Information shown
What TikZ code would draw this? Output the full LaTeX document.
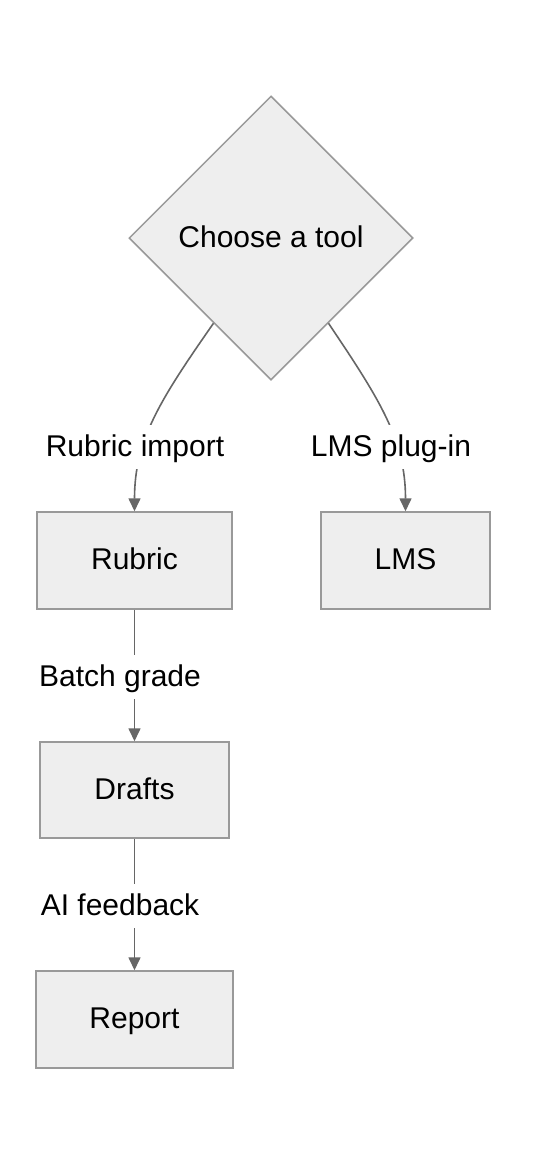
\documentclass[tikz,border=0pt]{standalone}
\usepackage{fontspec}
\setmainfont{Liberation Sans}
\usepackage{tikz}
\usetikzlibrary{arrows.meta,shapes.geometric}
\definecolor{boxfill}{HTML}{EEEEEE}
\definecolor{boxline}{HTML}{999999}
\definecolor{edgeline}{HTML}{666666}
\newcommand{\flowfont}{\fontsize{30}{36}\selectfont}
\tikzset{
  txt/.style={font=\flowfont, text height=22pt, text depth=4pt},
  box/.style={txt, draw=boxline, fill=boxfill, line width=1.5pt, inner sep=0pt},
  choice/.style={txt, diamond, aspect=1, draw=boxline, fill=boxfill, line width=1.5pt, inner sep=0pt, minimum width=284pt, minimum height=284pt},
  conn/.style={draw=edgeline, line width=1.6pt, -{Triangle[width=12pt,length=13pt]}},
  lbl/.style={txt, fill=white, inner sep=0pt, minimum height=44pt},
}

\begin{document}
\begin{tikzpicture}[x=1pt,y=-1pt]
  \fill[white] (0,0) rectangle (538,1164);
  \useasboundingbox (0,0) rectangle (538,1164);

  \node[choice] (ch) at (271,238) {Choose a tool};
  \node[box, minimum width=195pt, minimum height=97pt] (rub) at (134.5,560.5) {Rubric};
  \node[box, minimum width=169pt, minimum height=97pt] (lms) at (405.5,560.5) {LMS};
  \node[box, minimum width=189pt, minimum height=96pt] (dra) at (134.5,790) {Drafts};
  \node[box, minimum width=197pt, minimum height=97pt] (rep) at (134.5,1019.5) {Report};

  \draw[conn] (ch.236) .. controls (160,400) and (134.5,440) .. (rub.north);
  \draw[conn] (ch.304) .. controls (380,400) and (405.5,440) .. (lms.north);
  \draw[conn] (rub) -- (dra);
  \draw[conn] (dra) -- (rep);

  \node[lbl] (lrub) at (135,447) {Rubric import};
  \node[lbl] (llms) at (391,447) {LMS plug-in};
  \node[lbl] (lbat) at (120,677) {Batch grade};
  \node[lbl] (lfee) at (120,906) {AI feedback};
\end{tikzpicture}
\end{document}
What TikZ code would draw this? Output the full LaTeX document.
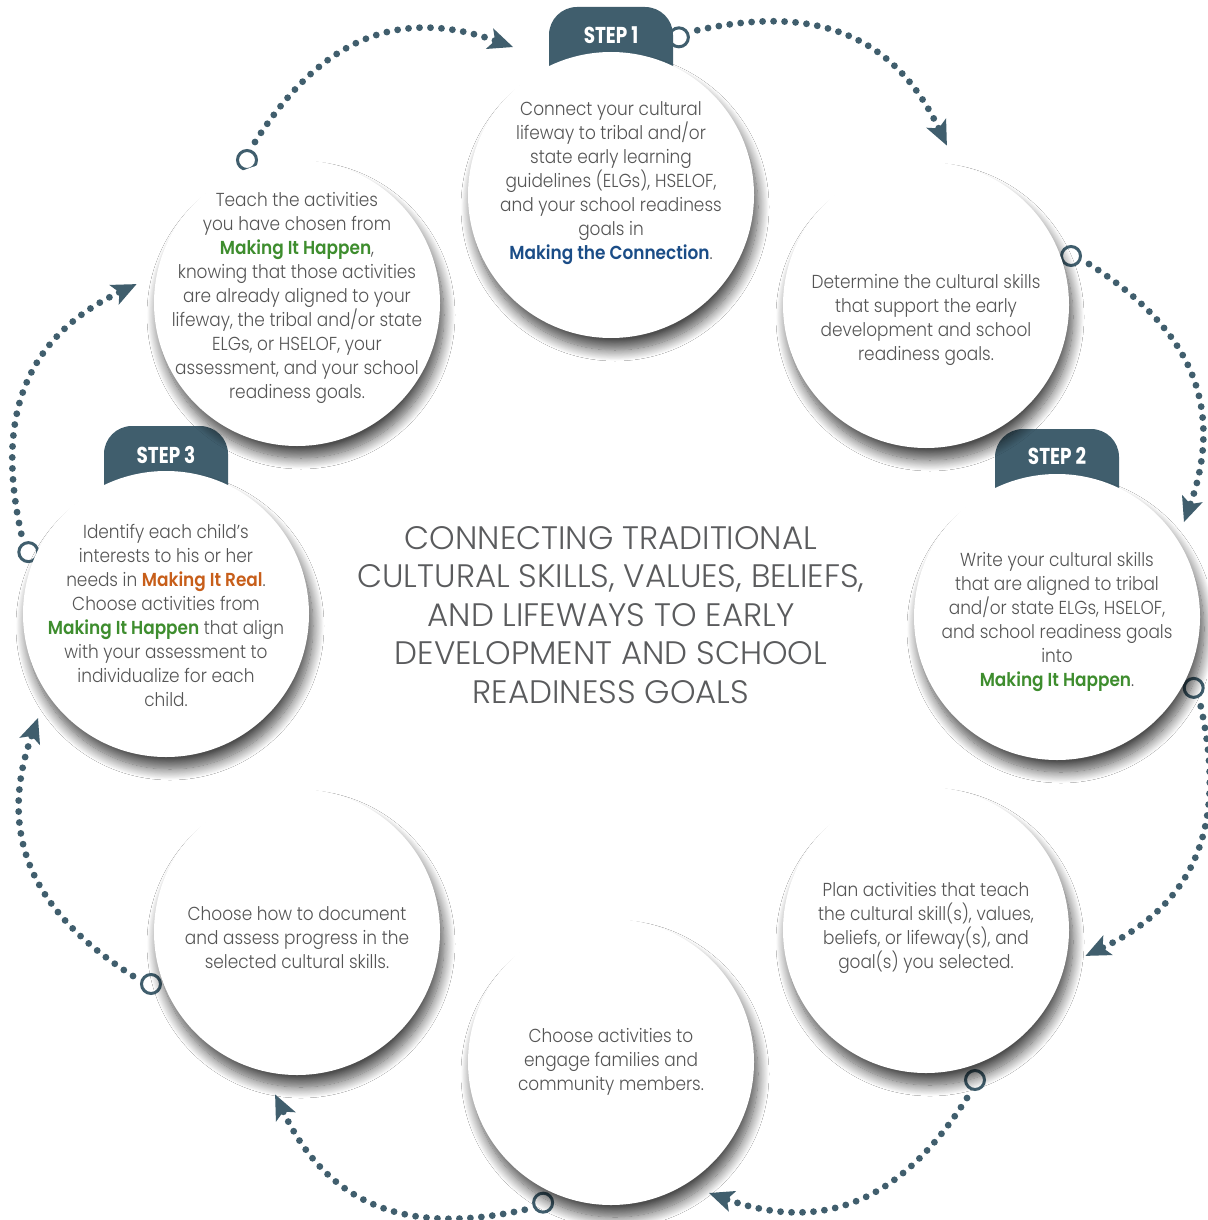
\documentclass[tikz,border=0pt]{standalone}
\usepackage{fontspec}
\IfFontExistsTF{Poppins Light}{%
  \setmainfont{Poppins Light}[FakeStretch=0.9, BoldFont=Poppins SemiBold]
  \newfontfamily\titlefont{Poppins Light}
}{%
  \setmainfont{Poppins}[FakeStretch=0.9]
  \newfontfamily\titlefont{Poppins}
}
\newfontfamily\stepfont{Poppins}[FakeStretch=0.8]
\usetikzlibrary{arrows.meta,shadows.blur}
\definecolor{slate}{HTML}{405E6D}
\definecolor{bodygray}{HTML}{555555}
\definecolor{titlegray}{HTML}{5A5B5D}
\definecolor{mgreen}{HTML}{3E8D2E}
\definecolor{mblue}{HTML}{1B4D87}
\definecolor{morange}{HTML}{C75E1A}
\newcommand{\MkHappen}{{\color{mgreen}\bfseries Making It Happen}}
\newcommand{\MkConn}{{\color{mblue}\bfseries Making the Connection}}
\newcommand{\MkReal}{{\color{morange}\bfseries Making It Real}}
\begin{document}
\begin{tikzpicture}[x=1pt,y=-1pt,
  bubble/.style={circle, fill=white, minimum size=286pt, inner sep=0pt,
    blur shadow={shadow xshift=4pt, shadow yshift=-12pt, shadow blur radius=11pt, shadow blur steps=16, shadow opacity=70}},
  body/.style={text=bodygray, align=center, font=\fontsize{18.8}{24}\selectfont},
  titletext/.style={text=titlegray, align=center, font=\titlefont\fontsize{32.5}{38.5}\selectfont},
  steptab/.style={fill=slate, rounded corners=28pt, minimum width=124pt, minimum height=100pt, inner sep=0pt},
  steplabel/.style={text=white, font=\stepfont\bfseries\fontsize{23}{23}\selectfont},
  ring/.style={circle, draw=slate, line width=3pt, minimum size=19pt, inner sep=0pt},
  conn/.style={draw=slate, line width=6.8pt, line cap=round, dash pattern=on 0pt off 11pt,
    -{Stealth[length=25pt,width=22pt,inset=6pt,line width=0pt]}}
]
\fill[white] (0,0) rectangle (1207,1220);
\useasboundingbox (0,0) rectangle (1207,1220);
\coordinate (ctr) at (611,620);
% connectors (rotationally repeated)
\foreach \i in {1,...,8}{
  \begin{scope}[rotate around={-45*\i:(ctr)}]
    \node[ring] (r\i) at (247,160) {};
    \coordinate (s\i) at (255,142);
    \coordinate (e\i) at (513,47);
    \draw[conn] (s\i) .. controls (303,67) and (375,-2) .. (e\i);
  \end{scope}
}
% step tabs
\node[steptab] (tab1) at (611,57) {};
\node[steptab] (tab2) at (1057,479) {};
\node[steptab] (tab3) at (166,476) {};
% circles
\node[bubble] (c1) at (611,195) {};
\node[bubble] (c2) at (926,305) {};
\node[bubble] (c3) at (1057,617) {};
\node[bubble] (c4) at (926,930) {};
\node[bubble] (c5) at (611,1062) {};
\node[bubble] (c6) at (297,932) {};
\node[bubble] (c7) at (166,614) {};
\node[bubble] (c8) at (297,303) {};
% step labels
\node[steplabel] (l1) at (611,35) {STEP 1};
\node[steplabel] (l2) at (1057,456) {STEP 2};
\node[steplabel] (l3) at (166,455) {STEP 3};
% texts
\node[body] (t1) at (611,183) {Connect your cultural\\lifeway to tribal and/or\\state early learning\\guidelines (ELGs), HSELOF,\\and your school readiness\\goals in\\\MkConn.};
\node[body] (t2) at (926,320) {Determine the cultural skills\\that support the early\\development and school\\readiness goals.};
\node[body] (t3) at (1057,622) {Write your cultural skills\\that are aligned to tribal\\and/or state ELGs, HSELOF,\\and school readiness goals\\into\\\MkHappen.};
\node[body] (t4) at (926,928) {Plan activities that teach\\the cultural skill(s), values,\\beliefs, or lifeway(s), and\\goal(s) you selected.};
\node[body] (t5) at (611,1062) {Choose activities to\\engage families and\\community members.};
\node[body] (t6) at (297,938) {Choose how to document\\and assess progress in the\\selected cultural skills.};
\node[body] (t7) at (166,615) {Identify each child’s\\interests to his or her\\needs in \MkReal.\\Choose activities from\\\MkHappen{} that align\\with your assessment to\\individualize for each\\child.};
\node[body] (t8) at (297,298) {Teach the activities\\you have chosen from\\\MkHappen,\\knowing that those activities\\are already aligned to your\\lifeway, the tribal and/or state\\ELGs, or HSELOF, your\\assessment, and your school\\readiness goals.};
\node[titletext] (title) at (611,615) {CONNECTING TRADITIONAL\\CULTURAL SKILLS, VALUES, BELIEFS,\\AND LIFEWAYS TO EARLY\\DEVELOPMENT AND SCHOOL\\READINESS GOALS};
\end{tikzpicture}
\end{document}
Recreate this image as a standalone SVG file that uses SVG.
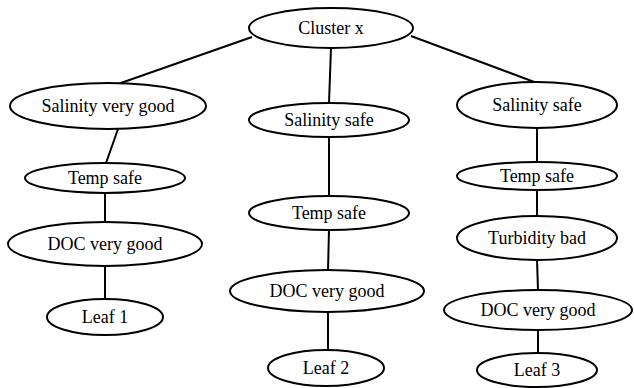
<svg xmlns="http://www.w3.org/2000/svg" width="634" height="388" viewBox="0 0 634 388">
<style>
.n{fill:#fff;stroke:#000;stroke-width:2}
.e{stroke:#000;stroke-width:2;fill:none}
.t{font-family:'Liberation Serif','Times New Roman','DejaVu Serif',serif;font-size:18px;text-anchor:middle;fill:#000}
</style>
<rect width="634" height="388" fill="#fff"/>
<g id="edges">
<line class="e" x1="252" y1="37" x2="118" y2="84"/>
<line class="e" x1="331" y1="48" x2="329" y2="103"/>
<line class="e" x1="411" y1="36" x2="537" y2="83"/>
<line class="e" x1="118" y1="129" x2="106" y2="163"/>
<line class="e" x1="105" y1="193" x2="105" y2="222"/>
<line class="e" x1="105" y1="266" x2="105" y2="299"/>
<line class="e" x1="329" y1="137" x2="329" y2="196"/>
<line class="e" x1="329" y1="230" x2="328" y2="270"/>
<line class="e" x1="328" y1="312" x2="328" y2="350"/>
<line class="e" x1="537" y1="128" x2="537" y2="162"/>
<line class="e" x1="537" y1="190" x2="537" y2="216"/>
<line class="e" x1="537" y1="260" x2="538" y2="290"/>
<line class="e" x1="538" y1="330" x2="538" y2="353"/>
</g>
<g id="cluster"><ellipse class="n" cx="331" cy="28" rx="82" ry="20"/><text class="t" x="331" y="34" font-family="Liberation Serif, serif">Cluster x</text></g>
<g id="sal1"><ellipse class="n" cx="108" cy="106" rx="98" ry="23"/><text class="t" x="108" y="112">Salinity very good</text></g>
<g id="sal2"><ellipse class="n" cx="329" cy="120" rx="80" ry="17"/><text class="t" x="329" y="126">Salinity safe</text></g>
<g id="sal3"><ellipse class="n" cx="537" cy="105" rx="80" ry="23"/><text class="t" x="537" y="111">Salinity safe</text></g>
<g id="temp1"><ellipse class="n" cx="105" cy="178" rx="80" ry="15"/><text class="t" x="105" y="184">Temp safe</text></g>
<g id="temp2"><ellipse class="n" cx="329" cy="213" rx="80" ry="17"/><text class="t" x="329" y="219">Temp safe</text></g>
<g id="temp3"><ellipse class="n" cx="537" cy="176" rx="80" ry="14"/><text class="t" x="537" y="182">Temp safe</text></g>
<g id="doc1"><ellipse class="n" cx="105" cy="244" rx="97" ry="22"/><text class="t" x="105" y="250">DOC very good</text></g>
<g id="turb3"><ellipse class="n" cx="537" cy="238" rx="80" ry="22"/><text class="t" x="537" y="244">Turbidity bad</text></g>
<g id="doc2"><ellipse class="n" cx="327" cy="291" rx="97" ry="21"/><text class="t" x="327" y="297">DOC very good</text></g>
<g id="doc3"><ellipse class="n" cx="538" cy="310" rx="94" ry="20"/><text class="t" x="538" y="316">DOC very good</text></g>
<g id="leaf1"><ellipse class="n" cx="105" cy="317" rx="58" ry="18"/><text class="t" x="105" y="323">Leaf 1</text></g>
<g id="leaf2"><ellipse class="n" cx="326" cy="368" rx="58" ry="18"/><text class="t" x="326" y="374">Leaf 2</text></g>
<g id="leaf3"><ellipse class="n" cx="537" cy="370" rx="60" ry="17"/><text class="t" x="537" y="376">Leaf 3</text></g>
</svg>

To do
Look at the listing and set down only the lines from its start through the line with "minimum width=197pt, minimum", word for word and without pictures.

Solution to the exercise
What TikZ code would draw this? Output the full LaTeX document.
\documentclass[tikz,border=0pt]{standalone}
\usepackage{fontspec}
\setmainfont{Liberation Sans}
\usepackage{tikz}
\usetikzlibrary{arrows.meta,shapes.geometric}
\definecolor{boxfill}{HTML}{EEEEEE}
\definecolor{boxline}{HTML}{999999}
\definecolor{edgeline}{HTML}{666666}
\newcommand{\flowfont}{\fontsize{30}{36}\selectfont}
\tikzset{
  txt/.style={font=\flowfont, text height=22pt, text depth=4pt},
  box/.style={txt, draw=boxline, fill=boxfill, line width=1.5pt, inner sep=0pt},
  choice/.style={txt, diamond, aspect=1, draw=boxline, fill=boxfill, line width=1.5pt, inner sep=0pt, minimum width=284pt, minimum height=284pt},
  conn/.style={draw=edgeline, line width=1.6pt, -{Triangle[width=12pt,length=13pt]}},
  lbl/.style={txt, fill=white, inner sep=0pt, minimum height=44pt},
}

\begin{document}
\begin{tikzpicture}[x=1pt,y=-1pt]
  \fill[white] (0,0) rectangle (538,1164);
  \useasboundingbox (0,0) rectangle (538,1164);

  \node[choice] (ch) at (271,238) {Choose a tool};
  \node[box, minimum width=195pt, minimum height=97pt] (rub) at (134.5,560.5) {Rubric};
  \node[box, minimum width=169pt, minimum height=97pt] (lms) at (405.5,560.5) {LMS};
  \node[box, minimum width=189pt, minimum height=96pt] (dra) at (134.5,790) {Drafts};
  \node[box, minimum width=197pt, minimum height=97pt] (rep) at (134.5,1019.5) {Report};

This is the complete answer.